I was so sure I was on track to start slapping down components. Then while I was re-reading the pdf on the lithium polymer charge monitor chip I'll be using (a cute little SOT-23 package), I realized the programmed pattern of conditioning charge and monitor before delivering full charge, and the taper off to maintenance charge, were all going to play badly with the requirement of the rest of the circuit to suck power for the LEDs.
It took only a moment of googling to discover this was properly called a "Load Sharing" problem, and articles had been written and circuits proposed to deal with it. Meaning I need to add more components to the board. And as I discovered when I checked my Eagle libraries, meaning I needed to source the parts, get their footprints into Eagle...
(I also worked for a while trying to make the footprint work with the through-hole neopixels I'd found. Looked for a while at SMD versions, but couldn't figure out how to properly surface-mount on the back side of the PCB. Looked for a while for pre-wired strings and finally decided on a minimal breakout board that could be easily assembled into a string with ribbon cable. Once I've made my final decision on a supplier for that, too!)
And then there's times that empiricism is close enough. I've done so much trick-line rigging, I knew before I walked into the theater I could use span-sets (rather, some slings from my rock-climbing collection) as supports and quick-links as pulleys. I also knew I'd need a little weight to drag the line back down to the ground after we'd put it away the previous night. So with about twenty minutes to go I finally got around to stitching up a tiny sand-bag. Which I filled with....rice from the kitchen.
I don't call it impossible that there might be some strange interaction between rice, nylon, canvas, the steel of the old building, or whatever. Or some unusual factor like hungry bats or a lightning strike.

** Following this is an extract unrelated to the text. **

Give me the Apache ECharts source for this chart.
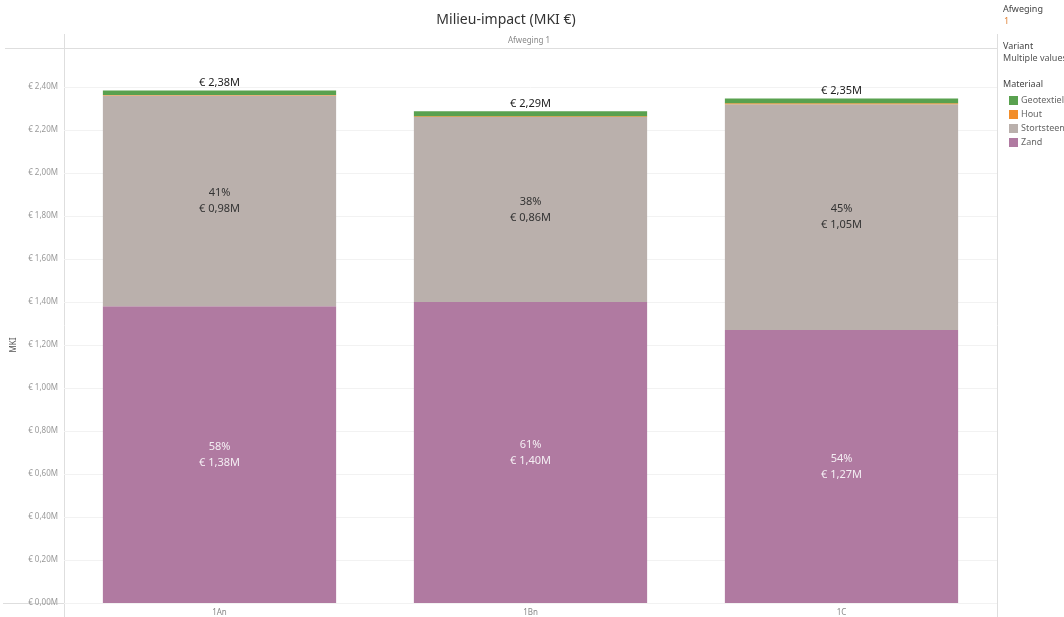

If I was doing this rigging on a ten million dollar satellite you'd bet I'd check every wacky suspicion that occurred to me. But for this, for a two-week run of a lightly-attended show in a black box theater, none of the plausible failure modes are of high enough probability to worry about.
It's the holocron -- which will be available both as kit and fully assembled board to purchasers -- that I have to get it right. And more and more I think that with the first one I just plain got lucky.